How can this be? note that the door that the host opens is chosen such that it has a goat behind it. In other words, there is some new information that comes in once the door gets opened. The idea behind the solution is to condition on the information that the door that opened had a goat, and therefore we look at event pairs such as "goat-then-car", "goat-then-goat". In probability language, we move from P(car behind door 1) to P(car behind door 1 GIVEN goat behind door 3).

The Tierney Lab, by NYT's blogger John Tierney, writes about the psychology behind the deception in this game. [Thanks to Thomas Lotze for pointing me to this posting!] He quotes a paper by Fox & Levav (2004) that gets to the core of why people get deceived:
People seem to naturally solve probability puzzles by partitioning the set of possible events {Door 1; Door 2; Door 3}, editing out the possibilities that can be eliminated (the door that was revealed by the host), and counting the remaining possibilities, treating them as equally likely (each of two doors has a ½ probability of containing the prize).
In other words, they ignore the host. And then comes the embarrassing part about asking MBAs who took a probability course, and they too get it wrong. The authors conclude with a suggestion to teach probability differently:
We suggest that introductory probability courses shouldn’t fight this but rather play to these natural intuitions by starting with an explanation of probability in terms of interchangeable events and random sampling.

What does this mean? My interpretation is to use trees when teaching conditional probabilities. Looking at a tree for the Monty Hall game (assuming that you initially choose door 1) shows the asymmetry of the different options and the effect of the car location relative to your initial choice. I agree that trees are a much more intuitive and easy way to compute and understand conditional probabilities. But I'm not sure how to pictorially show Bayes' Rule in an intuitive way. Ideas anyone?

1 comment:

Unknown said...

One of the most interesting responses to the original post was one that shook up how I understand the problem. Like most people who have heard of the problem, I'd also been introduced to it as an example of counterintuitive probability results.
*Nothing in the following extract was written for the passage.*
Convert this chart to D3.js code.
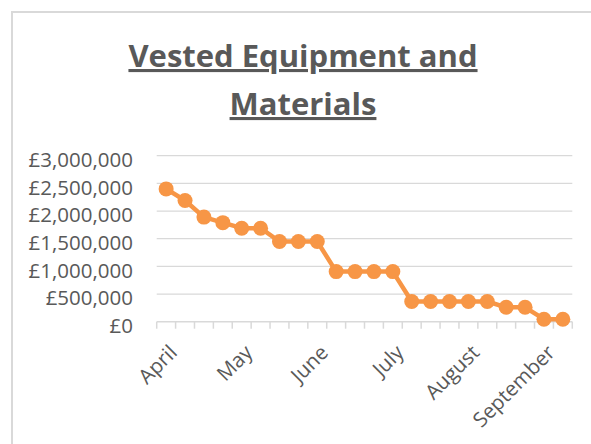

But this post framed it in a larger context of game theory. If Monty is now free to reveal or not reveal, as he chooses, rather than being constrained to always reveal (as the problem is usually formulated), then the game becomes much more interesting--as it turns out, Monty's optimal strategy is a mixed strategy, revealing 2/3 of the time when the person should stay, and 1/3 of the time when the person should switch. It turns out that when this is followed, the contestant's optimal strategy is, in fact, a coin flip! This actually gave me some insight into the "two aces" problem--that one must consider the rules which govern the other actor's giving you information, in order to correctly update the probabilities as a result of that new information.